Il muratore e la bambina. Brembate di Sopra è un feudo della Lega Nord da metà degli anni Novanta. Fino a qualche giorno fa era un lembo di terra avvolto nell’anonimato, da qualche giorno è il paese di Yara Gambisario e di Mohamed Fikri. La prima scomparsa misteriosamente, il secondo accusato ingiustamente d’essere stato l’artefice di un qualcosa di losco nei confronti della ragazzina: storie di ordinaria e complicata passione italica. Dal male potrebbe venire il bene assicurava un vecchio motto latino. Cosicché, nel mentre s’attende che tanta sofferta apprensione trovi una degna chiave di lettura, emergono due aspetti che potrebbero tornare utili al nostro paese.
In un’epoca in cui basta un sospetto per emettere una sentenza capitale – facendo della colpa di un singolo la condanna collettiva di un popolo – questo paese dalla fede leghista sta offrendo un esempio di religiosità umana ad uno Stato molte volte in balìa dell’eccitazione del momento. Se sempre più spesso basta il sospetto di uno stupro fatto da un romeno per invocare un nuovo olocausto, se basta il furto di uno zingaro per chiedere l’estradizione all’intero popolo nomade allora il paese di Brembate racconta come sia possibile convivere con un dramma senza decidere di scaricare il peso della responsabilità sulle spalle del primo muratore che passa. Affrontare l’ingiustizia e smascherare la menzogna è una battaglia rischiosa e delicata sin dentro le pagine della Sacra Scrittura, laddove il popolo di Dio deve combattere e sradicare il male dopo averne scovato la radice iniziale. Un giustizialismo esasperato e affrettato oltre a fare più male che bene mostra anche l’incapacità obiettiva di saper fronteggiare la storia degli uomini con gli strumenti a disposizione. La scarcerazione del muratore Fikri se non altro ci infonde la speranza che un giorno sarà fatto lo stesso anche per coloro che nelle carceri s’appisolano alla sera convinti di dover espiare solamente il peso di un sospetto che li ha già decretati carnefici ed ergastolani prima ancora della sentenza.
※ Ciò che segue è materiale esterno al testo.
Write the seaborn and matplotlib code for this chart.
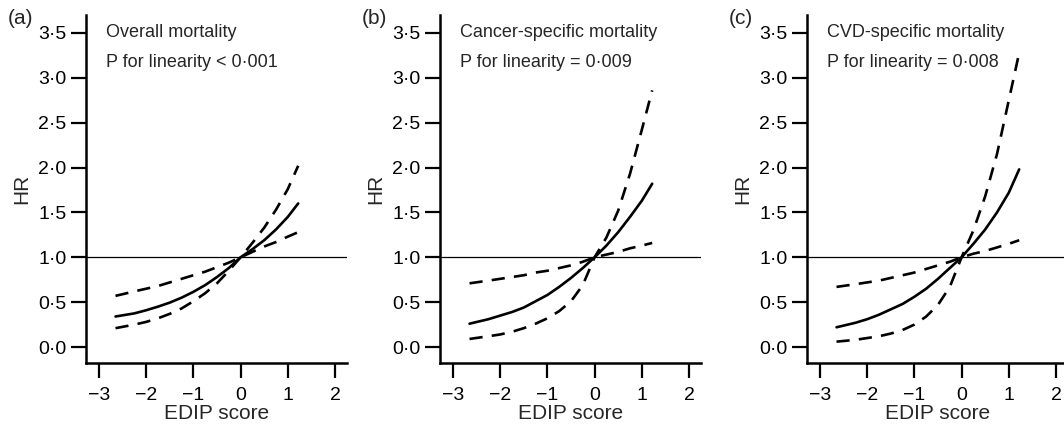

E qualora la condanna giungesse a capo di una errata traduzione – dovuta al fatto che l’uomo molto spesso è la sua lingua – questo ci mostra l’estrema importanza di imparare la grammatica dell’uomo. La grammatica è la via d’accesso alla bellezza di una lingua, è un po’ come mettere degli occhiali speciali e poter contemplare un popolo nella sua nudità, cioè nella sua bellezza originaria. Le parole sono cariche come armi e gli abbinamenti delle parole tra di loro sono una realtà esaltante. Eppure basta far sì che il soggetto diventi complemento oggetto e il complemento oggetto divenga soggetto per rovesciare l’ordine delle cose, il senso di una frase, la giustizia di una legge. Trenta persone in questura non sono riuscite a tradurre la ricchezza di un’espressione del popolo berbero quando invoca il suo Dio. Questo non dice solo l’incapacità di conoscere una lingua, ma la profondità dei sostantivi e dei verbi di cui è composta una lingua. Le parole sono lunghe al massimo qualche centimetro, qualcuna poco più che un millimetro, ma è nella loro concisione linguistica che molte volte – come nel caso di Brembate – passa il destino di un uomo, di un popolo, di un’intera cultura.
C’è un’intera vallata che cerca la luce nel mistero di Yara e delle migliaia di altri bambini dei quali non si riesce più ad avere traccia. Se nel frattempo, però, impariamo anche a diventare uomini e donne che pesano le parole potremmo dire davvero che il peso di questi giorni c’ha ricordato la responsabilità nell’uso della grammatica.